PosA-VLA: Enhancing Action Generation via Pose-Conditioned Anchor Attention
Ziwen Li, Xin Wang, Hanlue Zhang, Runnan Chen, Runqi Lin, Xiao He, Han Huang, Yandong Guo, Fakhri Karray, Tongliang Liu, Mingming Gong
TL;DR
PosA-VLA tackles unstable and imprecise actions in vision-language-action models by introducing pose-conditioned anchor attention that binds visual perception to the robot’s end-effector pose. It constructs task- and end-effector-centered attention anchors, supervised by a dual loss combining spatial attention and batch-wise contrastive learning, and couples them with a Flow Matching Transformer for efficient, smooth action generation. The method demonstrates superior generalization and efficiency across diverse real-world and simulated manipulation tasks, while remaining lightweight and free of external perception modules.
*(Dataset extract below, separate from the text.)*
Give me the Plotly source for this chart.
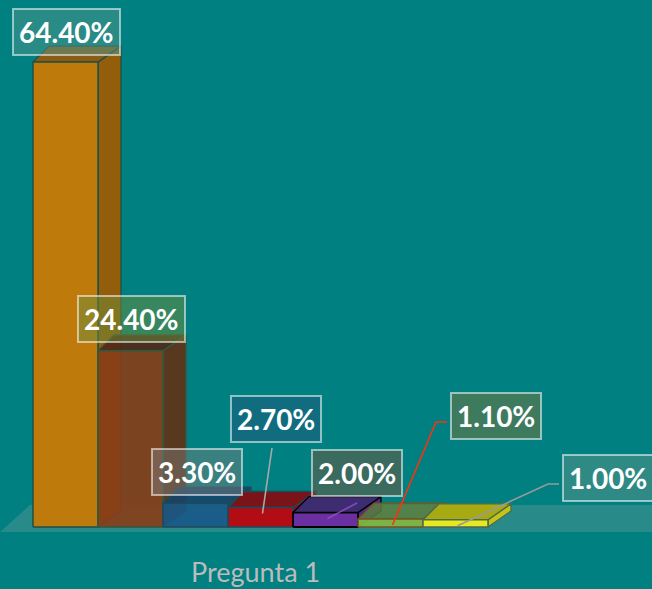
import plotly.graph_objects as go

# ---------------- data ----------------
categories = ["Pregunta 1"]
series_names = ["S1", "S2", "S3", "S4", "S5", "S6", "S7"]
values = [64.4, 24.4, 3.3, 2.7, 2.0, 1.1, 1.0]
value_labels = ["64.40%", "24.40%", "3.30%", "2.70%", "2.00%", "1.10%", "1.00%"]

# ---------------- styles ----------------
front_colors = ["#BF7A0C", "rgba(135,62,25,0.92)", "rgba(24,88,135,0.9)", "#B20C14",
                "#6A30A2", "rgba(126,182,66,0.95)", "#E8E820"]
side_colors = ["#935E0B", "rgba(95,50,22,0.92)", "rgba(22,72,110,0.9)", "#861014",
               "#4B2A86", "rgba(96,140,60,0.9)", "#C4C418"]
top_colors = ["#8C5C14", "rgba(80,40,22,0.9)", "rgba(22,68,105,0.9)", "#7A1418",
              "#3E2C70", "rgba(92,126,62,0.85)", "#A8AA12"]
edge_colors = ["#1d5048", "#2f5a40", "#1d4a5a", "#1d4a5a", "#000000", "#7a5020", "#4a6a50"]
box_fills = ["rgba(80,150,140,0.5)", "rgba(110,140,60,0.5)", "rgba(128,128,128,0.45)",
             "rgba(40,84,126,0.45)", "rgba(118,84,60,0.5)", "rgba(124,116,60,0.5)",
             "rgba(94,148,138,0.5)"]
# label box centre offsets from bar top-centre, in pixels (dx right, dy up)
label_shift = [(1, 30.5), (1, 31.5), (1, 31), (15.5, 89), (31, 39.6), (105, 103), (152, 42)]

W, H = 652, 589
BG = "#008080"
px_per_x = 65.0
x0_px = 65.5          # pixel of category index 0
base_px = 527.0       # pixel of value 0
px_per_y = 7.22

xr = [-x0_px / px_per_x, (W - x0_px) / px_per_x]
yr = [-(H - base_px) / px_per_y, base_px / px_per_y]

dxr = 23 / px_per_x
dxl = 16 / px_per_x
dy = 16 / px_per_y


def to_data(px, py):
    return (px - x0_px) / px_per_x, (base_px - py) / px_per_y


fig = go.Figure()

# floor
fig.add_shape(type="path",
              path=f"M 0 {1-532/H} L 1 {1-532/H} L 1 {1-505/H} L {30/W} {1-505/H} Z",
              xref="paper", yref="paper", fillcolor="rgba(90,150,150,0.45)",
              line=dict(width=0), layer="below")

for i, v in enumerate(values):
    L, R = i - 0.5, i + 0.5
    # side face
    fig.add_trace(go.Scatter(
        x=[R, R + dxr, R + dxr, R, R], y=[0, dy, v + dy, v, 0],
        fill="toself", fillcolor=side_colors[i], mode="lines",
        line=dict(color=edge_colors[i], width=1.3), hoverinfo="skip", showlegend=False))
    # top face
    fig.add_trace(go.Scatter(
        x=[L, L + dxl, R + dxr, R, L], y=[v, v + dy, v + dy, v, v],
        fill="toself", fillcolor=top_colors[i], mode="lines",
        line=dict(color=edge_colors[i], width=1.3), hoverinfo="skip", showlegend=False))
    # front face
    fig.add_trace(go.Scatter(
        x=[L, R, R, L, L], y=[0, 0, v, v, 0],
        fill="toself", fillcolor=front_colors[i], mode="lines",
        line=dict(color=edge_colors[i], width=1.8 if i == 4 else 1.5),
        name=series_names[i], hoverinfo="skip", showlegend=False))

# leader lines (from label box edge to bar top)
leaders = [
    (3, [(272 - 260.5, 442 - 507.5)], "#a8a8a8"),
    (4, [(357 - 325.5, 497 - 512.6)], "rgba(150,80,210,0.8)"),
    (5, [(447 - 390.5, 416 - 519), (436 - 390.5, 416 - 519)], "#ff3010"),
    (6, [(559 - 455.5, 478 - 519.8), (548 - 455.5, 478 - 519.8)], "#9a9a9a"),
]
for i, pts, col in leaders:
    tpx = x0_px + px_per_x * i
    tpy = base_px - px_per_y * values[i]
    xs, ys = [], []
    for ox, oy in pts:
        dxp, dyp = to_data(tpx + ox, tpy + oy + 6)
        xs.append(dxp)
        ys.append(dyp)
    bx, by = to_data(tpx + 2, tpy + 6)
    xs.append(bx)
    ys.append(by)
    fig.add_trace(go.Scatter(x=xs, y=ys, mode="lines", line=dict(color=col, width=1.6),
                             hoverinfo="skip", showlegend=False))

# labels
for i, v in enumerate(values):
    sx, sy = label_shift[i]
    fig.add_annotation(
        x=i, y=v, xref="x", yref="y", text=f"<b>{value_labels[i]}</b>",
        showarrow=False, xshift=sx, yshift=sy,
        font=dict(family="Lato, Open Sans, sans-serif", size=28, color="white"),
        bgcolor=box_fills[i], bordercolor="rgba(255,255,255,0.55)", borderwidth=2,
        borderpad=5)

# category axis label
fig.add_annotation(x=2.93, y=to_data(0, 571)[1], xref="x", yref="y", text=categories[0],
                   showarrow=False,
                   font=dict(family="Lato, Open Sans, sans-serif", size=27, color="#bcbcbc"))

fig.update_layout(
    width=W, height=H, margin=dict(l=0, r=0, t=0, b=0),
    paper_bgcolor=BG, plot_bgcolor=BG,
    xaxis=dict(range=xr, visible=False, fixedrange=True),
    yaxis=dict(range=yr, visible=False, fixedrange=True),
    showlegend=False,
)

fig.write_html("out.html", config={"displayModeBar": False, "staticPlot": True},
               post_script="document.body.style.margin='0';document.body.style.padding='0';"
                           "document.body.style.overflow='hidden';")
This approach delivers robust, goal-directed manipulation with strong data efficiency and potential for open-vocabulary extensions in embodied AI.
Abstract
The Vision-Language-Action (VLA) models have demonstrated remarkable performance on embodied tasks and shown promising potential for real-world applications. However, current VLAs still struggle to produce consistent and precise target-oriented actions, as they often generate redundant or unstable motions along trajectories, limiting their applicability in time-sensitive scenarios.In this work, we attribute these redundant actions to the spatially uniform perception field of existing VLAs, which causes them to be distracted by target-irrelevant objects, especially in complex environments.To address this issue, we propose an efficient PosA-VLA framework that anchors visual attention via pose-conditioned supervision, consistently guiding the model's perception toward task-relevant regions. The pose-conditioned anchor attention mechanism enables the model to better align instruction semantics with actionable visual cues, thereby improving action generation precision and efficiency. Moreover, our framework adopts a lightweight architecture and requires no auxiliary perception modules (e.g., segmentation or grounding networks), ensuring efficient inference. Extensive experiments verify that our method executes embodied tasks with precise and time-efficient behavior across diverse robotic manipulation benchmarks and shows robust generalization in a variety of challenging environments.